> [Work required]:
Where a line contains the word "matplotlib", copy that line in full.

#####

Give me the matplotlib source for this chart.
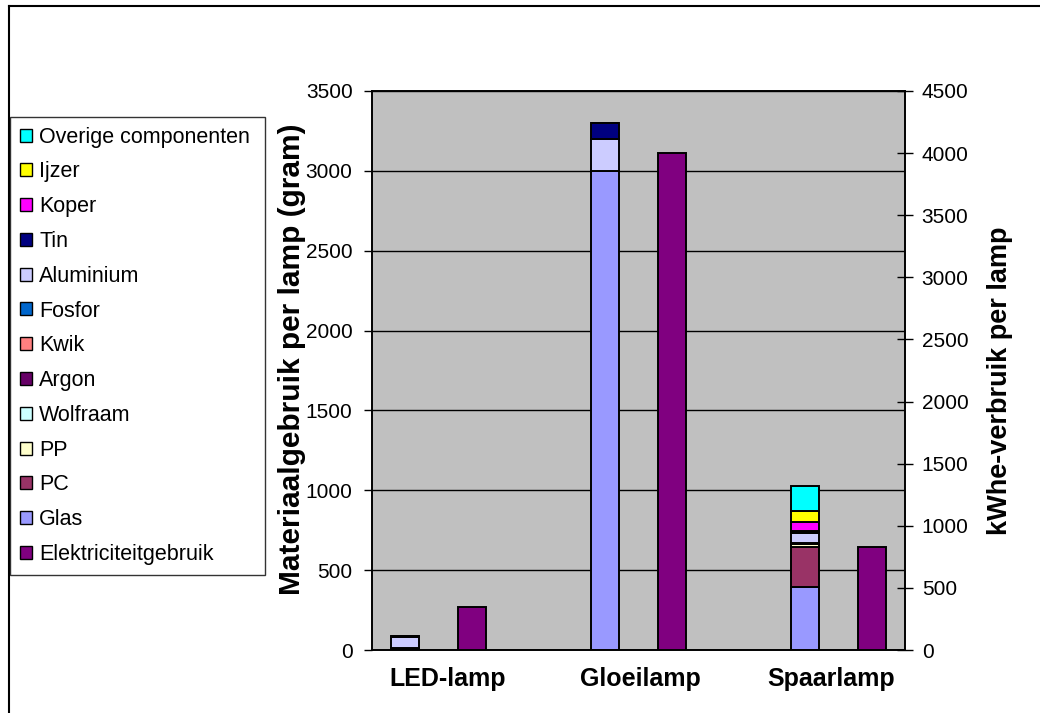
import matplotlib
matplotlib.use("Agg")
import matplotlib.pyplot as plt
from matplotlib.lines import Line2D
from matplotlib.patches import Patch
import numpy as np

plt.rcParams['font.family'] = ['Liberation Sans', 'DejaVu Sans']

# Lamp types on the category axis
lamps = ["LED-lamp", "Gloeilamp", "Spaarlamp"]

# Material use per lamp (gram), stacked from the bottom up
glas      = [0, 3000, 393]
pc        = [15, 0, 255]
pp        = [0, 0, 15]
wolfraam  = [0, 0, 2]
argon     = [0, 0, 1]
kwik      = [0, 0, 1]
fosfor    = [0, 0, 3]
aluminium = [65, 200, 60]
tin       = [10, 100, 15]
koper     = [0, 0, 58]
ijzer     = [0, 0, 67]
overige   = [0, 0, 155]

# Electricity use per lamp (kWhe), secondary axis
elektriciteit = [350, 4000, 830]

materials = [
    ("Glas", glas, "#9999FF"),
    ("PC", pc, "#993366"),
    ("PP", pp, "#FFFFCC"),
    ("Wolfraam", wolfraam, "#CCFFFF"),
    ("Argon", argon, "#660066"),
    ("Kwik", kwik, "#FF8080"),
    ("Fosfor", fosfor, "#0066CC"),
    ("Aluminium", aluminium, "#CCCCFF"),
    ("Tin", tin, "#000080"),
    ("Koper", koper, "#FF00FF"),
    ("Ijzer", ijzer, "#FFFF00"),
    ("Overige componenten", overige, "#00FFFF"),
]
elec_color = "#800080"

W, H = 1040, 713
fig = plt.figure(figsize=(W / 100, H / 100), dpi=100)
fig.patch.set_facecolor("white")

# plot area in pixels
x0, x1, ytop, ybot = 372, 905, 91, 650
ax = fig.add_axes([x0 / W, (H - ybot) / H, (x1 - x0) / W, (ybot - ytop) / H])
ax.set_facecolor("#C0C0C0")

x = np.arange(len(lamps))
bw = 0.14
off = 0.1675

bottom = np.zeros(len(lamps))
for name, vals, col in materials:
    v = np.array(vals, dtype=float)
    ax.bar(x - off, v, bw, bottom=bottom, color=col, edgecolor="black",
           linewidth=1.4, zorder=3)
    bottom += v

ax.set_xlim(-0.33, 2.335)
ax.set_ylim(0, 3500)
ax.set_yticks(np.arange(0, 3501, 500))
ax.yaxis.grid(True, color="black", linewidth=1.0, zorder=1)
ax.set_axisbelow(True)
ax.tick_params(axis="y", direction="out", length=6, width=1, labelsize=15, pad=8)
ax.set_xticks([0.05, 1.01, 1.965])
ax.set_xticklabels(lamps, fontsize=18, fontweight="bold")
ax.tick_params(axis="x", length=0, pad=12)
for s in ax.spines.values():
    s.set_color("black")
    s.set_linewidth(1.2)
ax.set_ylabel("Materiaalgebruik per lamp (gram)", fontsize=21.5, fontweight="bold",
              va="center")
ax.yaxis.set_label_coords((292 - x0) / (x1 - x0), (ybot - 359) / (ybot - ytop))

ax2 = ax.twinx()
ax2.bar(x + off, elektriciteit, bw, color=elec_color, edgecolor="black",
        linewidth=1.4, zorder=3)
ax2.set_ylim(0, 4500)
ax2.set_yticks(np.arange(0, 4501, 500))
ax2.tick_params(axis="y", direction="inout", length=12, width=1, labelsize=15, pad=6)
ax2.set_ylabel("kWhe-verbruik per lamp", fontsize=19.5, fontweight="bold",
               va="center")
ax2.yaxis.set_label_coords((1000 - x0) / (x1 - x0), (ybot - 381) / (ybot - ytop))
for s in ax2.spines.values():
    s.set_color("black")
    s.set_linewidth(1.2)

# legend box at the left
handles = [Patch(facecolor=col, edgecolor="black", linewidth=1.0, label=name)
           for name, vals, col in reversed(materials)]
handles.append(Patch(facecolor=elec_color, edgecolor="black", linewidth=1.0,
                     label="Elektriciteitgebruik"))
leg = fig.legend(handles=handles, loc="upper left",
                 bbox_to_anchor=(10 / W, (H - 570) / H, 255 / W, 453 / H),
                 mode="expand", fontsize=15.5, frameon=True, fancybox=False,
                 edgecolor="black", handlelength=0.55, handleheight=0.55,
                 handletextpad=0.35, labelspacing=0.64, borderpad=0.45,
                 borderaxespad=0)
leg.get_frame().set_linewidth(1.0)

# outer chart border
fig.add_artist(Line2D([8.5 / W, 8.5 / W], [0, (H - 6) / H], color="black",
                      linewidth=1.5, transform=fig.transFigure))
fig.add_artist(Line2D([8.5 / W, 1], [(H - 6) / H, (H - 6) / H], color="black",
                      linewidth=1.5, transform=fig.transFigure))

fig.savefig("out.png", dpi=100)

#####

> [Solution to this exercise]:
Give me the matplotlib source for this chart.
import matplotlib
matplotlib.use("Agg")
import matplotlib.pyplot as plt
from matplotlib.lines import Line2D
from matplotlib.patches import Patch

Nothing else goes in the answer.